At 2.30am local time, the oil-dependent South American nation shifted its time ahead by 30 minutes - to four hours behind Greenwich Mean Time.
The move, announced in mid-April, is part of a package of measures the embattled socialist president is pursuing to cope with a crippling electricity shortage.
Mr Maduro's government has also instituted four-hour daily blackouts across most of the country, reduced the public-sector workweek to two days and ordered schools closed on Fridays - adding to the woes of a nation already stuck in a crushing recession.
The power cuts sparked riots and looting this week in Venezuela's second-largest city, Maracaibo.
In announcing the time change, the government said 30 extra minutes of daylight at the end of the day would curb the use of lights and air conditioning, especially draining for the power grid.
A video posted on Twitter showed the man charged with keeping the official time in Venezuela, Jesus Escalona, adjusting the atomic clock at the Cagigal Naval Observatory in Caracas.
"Venezuela has half an hour more future," Mr Maduro said in a speech to thousands of supporters during a May Day rally at the presidential palace.
Maduro's late predecessor, Hugo Chavez, implemented the unusual half-hour time shift in December 2007, saying he didn't want children to have to walk to school in the dark.

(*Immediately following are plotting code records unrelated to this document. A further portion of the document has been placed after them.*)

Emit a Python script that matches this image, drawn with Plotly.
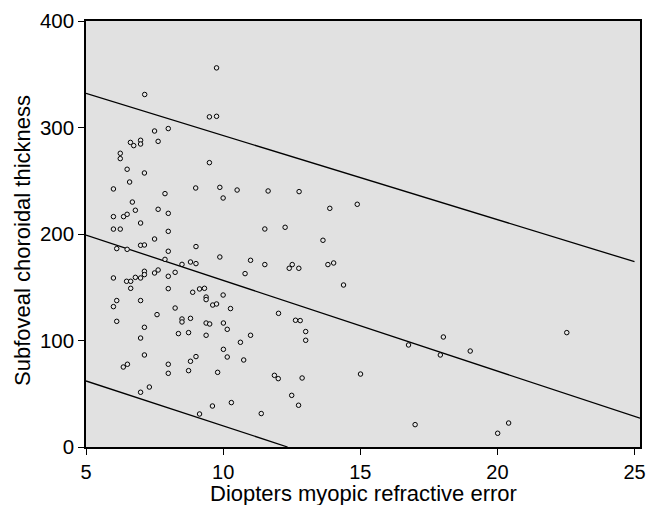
import plotly.graph_objects as go

# Scatter data: (diopters, thickness)
diopters = [
    7.14, 9.76, 9.5, 9.76, 7.5, 8.0, 7.63, 6.62, 6.74, 6.99, 6.99, 6.25, 6.25, 6.5, 7.13, 9.5,
    6.59, 6.0, 9.0, 9.88, 10.51, 10.0, 7.88, 6.69, 7.63, 6.8, 6.0, 6.37, 6.5, 8.0, 6.99, 6.0, 6.25,
    8.0, 7.5, 6.99, 7.13, 6.12, 6.5, 9.01, 8.0, 9.88, 11.0, 7.88, 7.63, 7.5, 8.5, 8.81, 9.01, 10.8,
    7.13, 7.13, 6.8, 6.99, 6.0, 6.48, 6.63, 8.0, 8.25, 6.63, 8.0, 8.89, 9.14, 9.32, 9.38, 9.38, 10.0,
    9.62, 9.76, 10.27, 6.12, 6.99, 6.0, 8.25, 7.59, 6.12, 8.5, 8.5, 8.81, 9.38, 9.51, 10.01, 10.15,
    7.13, 8.37, 8.74, 9.38, 11.0, 6.99, 10.63, 10.01, 10.15, 10.75, 7.13, 9.01, 8.81, 8.0, 8.0, 8.74,
    9.8, 6.36, 6.51, 7.31, 6.99, 10.3, 9.61, 9.14, 11.39,
    11.64, 12.77, 13.89, 14.89, 11.52, 12.26, 13.64, 11.52, 12.41, 12.52, 12.76, 13.82, 14.03, 14.39,
    12.02, 12.64, 12.81, 13.01, 13.01, 16.76, 18.03, 17.92, 19.01, 22.53, 11.87, 12.01, 12.88, 15.01,
    12.5, 12.75, 17.0, 20.41, 20.01,
]
thickness = [
    331, 356, 310, 310.5, 296.7, 299, 287, 286, 283, 288, 284.5, 275.8, 270.8, 260.8, 257.3, 267,
    248.8, 242.3, 243.2, 243.8, 241.3, 233.8, 237.9, 230, 223.2, 222.3, 216.3, 216.3, 218.5, 219.4, 210.3, 204.6, 204.6,
    202.5, 195.3, 189.4, 189.7, 186.3, 185.6, 188.2, 183.8, 178.4, 175.3, 176.2, 166.2, 163.4, 171.5, 173.7, 172.2, 162.8,
    165, 161.9, 159.3, 158.7, 158.7, 155.6, 155.6, 160.3, 164, 149, 148.7, 145.3, 148.4, 149, 140.8, 138.4, 142.7,
    133.3, 134.3, 130, 137.5, 137.5, 131.8, 130.5, 124.3, 118, 120.2, 117.4, 120.8, 116.4, 115.5, 116.4, 110.5,
    112.4, 106.5, 107.4, 104.9, 104.9, 102.3, 98.3, 91.7, 84.5, 81.7, 86.4, 84.9, 80.5, 77.7, 69.2, 71.7,
    70.1, 75.1, 77.7, 56.3, 51.4, 41.7, 38.5, 31, 31.4,
    240.4, 239.8, 224.1, 227.9, 204.7, 206.3, 194.1, 171.3, 167.8, 171.3, 167.8, 171.3, 172.8, 152.1,
    125.5, 119, 118.7, 108.4, 100.2, 95.8, 103.3, 86.4, 90.1, 107.4, 67.3, 64.2, 64.8, 68.5,
    48.5, 39.2, 21, 22.5, 12.9,
]

# Reference lines (endpoints)
upper_x = [5, 25]
upper_y = [332, 174]
mid_x = [5, 25.2]
mid_y = [199, 27]
lower_x = [5, 12.35]
lower_y = [62, 0]

x_ticks = [5, 10, 15, 20, 25]
y_ticks = [0, 100, 200, 300, 400]

x_title = "Diopters myopic refractive error"
y_title = "Subfoveal choroidal thickness"

FONT = "Liberation Sans, Arial, Helvetica, sans-serif"

fig = go.Figure()
for lx, ly in [(upper_x, upper_y), (mid_x, mid_y), (lower_x, lower_y)]:
    fig.add_trace(go.Scatter(x=lx, y=ly, mode="lines",
                             line=dict(color="black", width=1.3),
                             hoverinfo="skip", showlegend=False))

fig.add_trace(go.Scatter(
    x=diopters, y=thickness, mode="markers",
    marker=dict(symbol="circle", size=4.5, color="#e6e6e6",
                line=dict(color="black", width=1)),
    showlegend=False,
))

fig.update_layout(
    width=646, height=505,
    margin=dict(l=86, r=6, t=21, b=58),
    paper_bgcolor="white",
    plot_bgcolor="#e1e1e1",
    font=dict(family=FONT, size=20, color="black"),
)
fig.update_xaxes(
    range=[5, 25.2], tickvals=x_ticks, ticks="outside", ticklen=6, tickwidth=1.3,
    tickcolor="black", showgrid=False, zeroline=False, automargin=False,
    showline=True, linecolor="black", linewidth=1.5, mirror=True,
    tickfont=dict(size=20),
)
fig.update_yaxes(
    range=[0, 400], tickvals=y_ticks, ticks="outside", ticklen=6, tickwidth=1.3,
    tickcolor="black", showgrid=False, zeroline=False, automargin=False,
    showline=True, linecolor="black", linewidth=1.5, mirror=True,
    tickfont=dict(size=20.5),
)

fig.add_annotation(text=x_title, xref="paper", yref="paper", x=0.5, y=0,
                   yshift=-46, yanchor="middle", showarrow=False, borderpad=0,
                   font=dict(size=22))
fig.add_annotation(text=y_title, xref="paper", yref="paper", x=0, y=0.5,
                   xshift=-64, yshift=-7, textangle=-90, xanchor="center",
                   showarrow=False, font=dict(size=22))

fig.write_html(
    "out.html",
    config={"displayModeBar": False},
    post_script="document.body.style.margin='0';document.body.style.overflow='hidden';",
)
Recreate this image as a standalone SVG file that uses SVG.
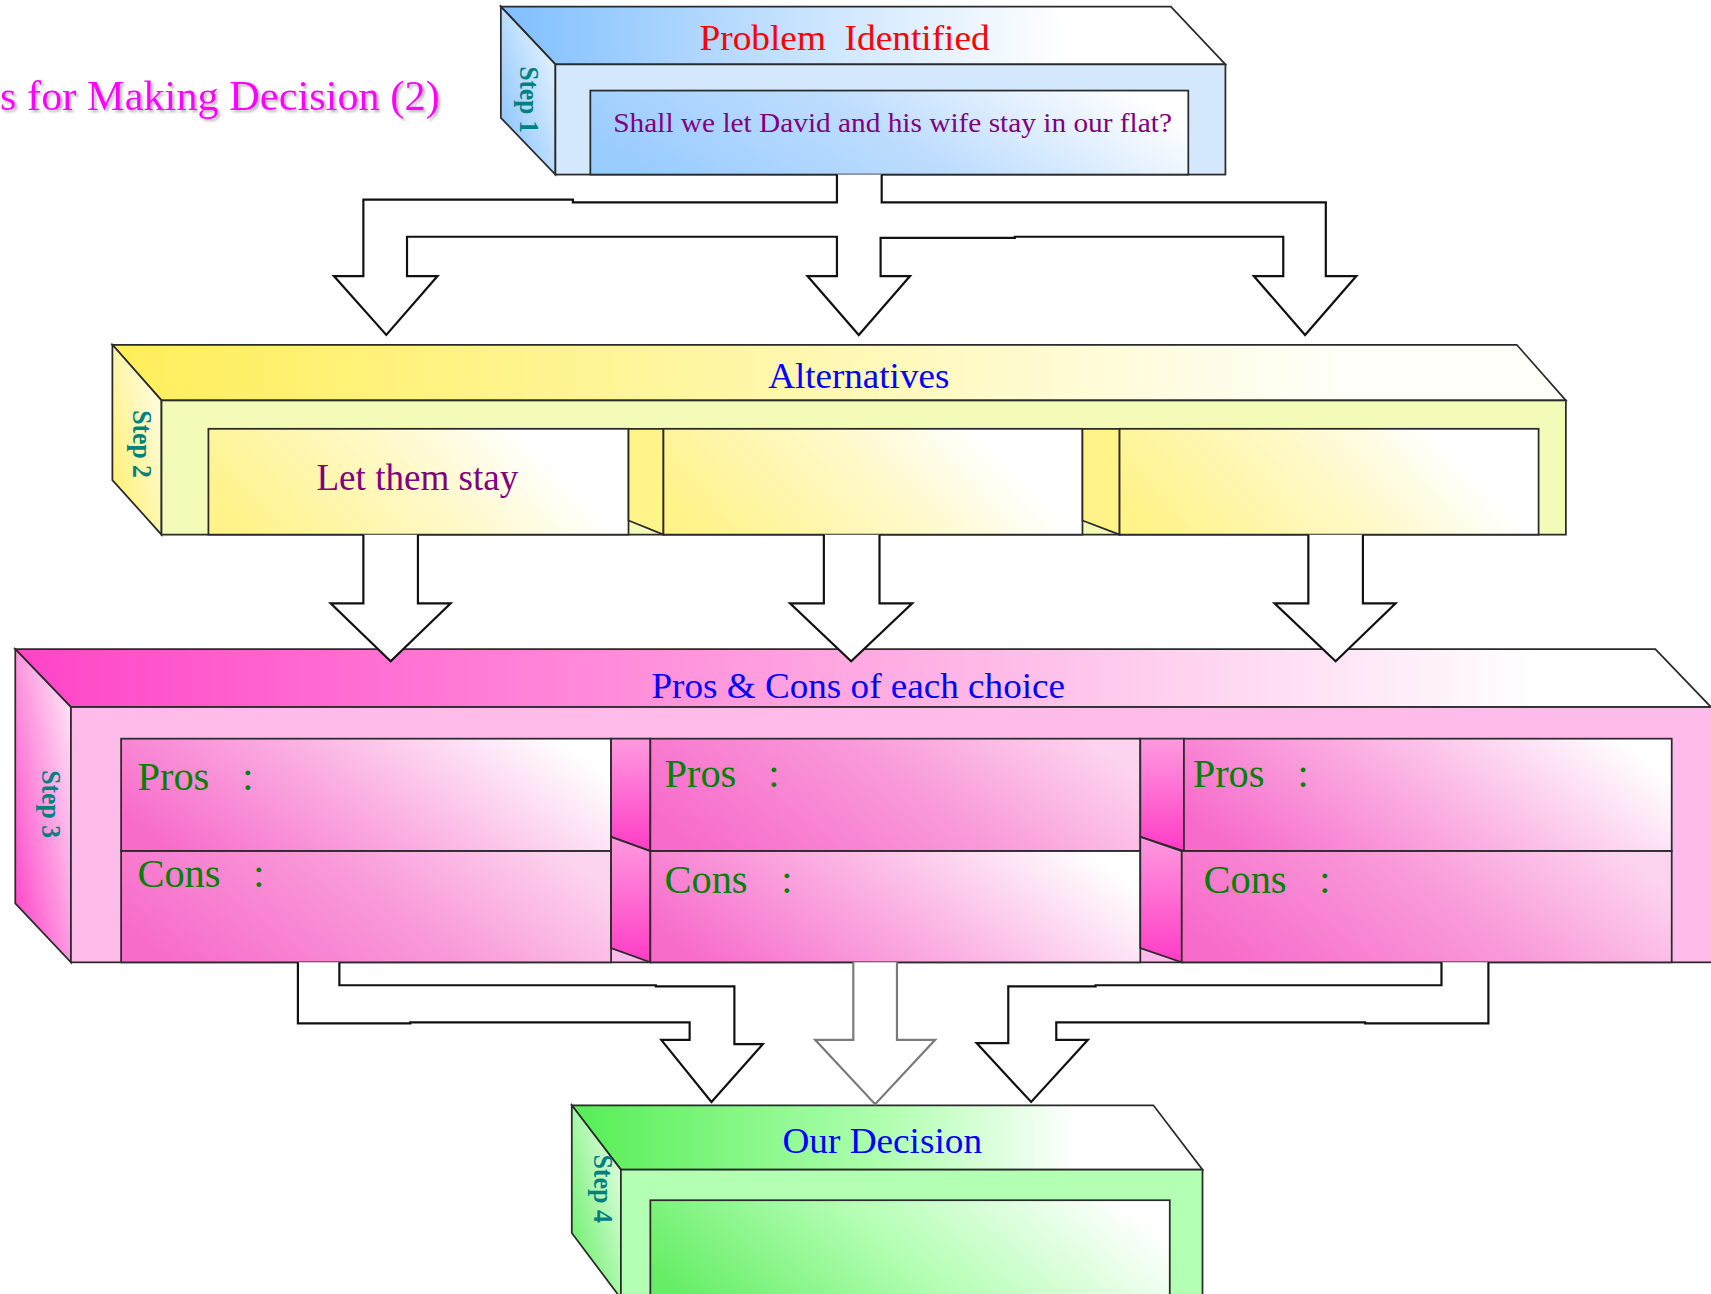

Chavez died in 2013.
Mr Maduro blames the power crunch on the El Nino weather phenomenon, which has unleashed the worst drought in 40 years, reducing the reservoirs at Venezuela's hydroelectric dams.
But the opposition says mismanagement is to blame for the power crisis as well as the recession and shortages.
Speaking in a national broadcast on the eve of International Workers' Day, Mr Maduro decreed a 30-per cent increase in the minimum wage.
While the pay bump may seem substantial, it brings the minimum wage to the equivalent of US$40 a month at the official exchange rate, or just US$14 a month at the black-market rate.
The minimum wage had already been increased by 56 per cent earlier this year. The raises are far from keeping pace with inflation, which came in at 180.9 per cent last year and is forecast by the International Monetary Fund to hit 700 per cent this year.
Once-booming Venezuela, which has the world's largest proven oil reserves, has plunged into economic chaos as global crude prices have collapsed. It has been in recession since 2013.
The import-dependent country faces acute shortages of food and basic goods like toilet paper because of a shortage of hard currency, more than 96 per cent of which it gets from oil sales.
Mr Maduro has vowed to press on with the socialist "revolution" launched by Chavez in 1999, which has given Venezuela a government-led economy.
The opposition - emboldened by winning the legislature in elections last December - is pushing to drive Mr Maduro from office.
Opponents say they have gathered more than 10 times the roughly 200,000 signatures needed to begin organising a referendum to remove him.
If the electoral board accepts the signatures as valid - far from a sure bet, since opponents criticise it as loyal to Mr Maduro - the opposition will then have to collect four million more for the board to organise the vote.
Opponents are racing to hold a referendum before the end of the year. After January 2017, a successful recall vote would transfer power to Mr Maduro's vice-president rather than trigger new elections.
A recent poll found that more than two-thirds of Venezuelans want Mr Maduro to leave office.
He called on his supporters to wage a "rebellion" if he is ousted, amid fears of a repeat of protest violence that left 43 people dead in 2014.
"If the oligarchy someday does something against me and manages to take this palace, I order you to declare yourselves in rebellion and decree an indefinite general strike," he said, calling himself "the most-attacked human being in Venezuela."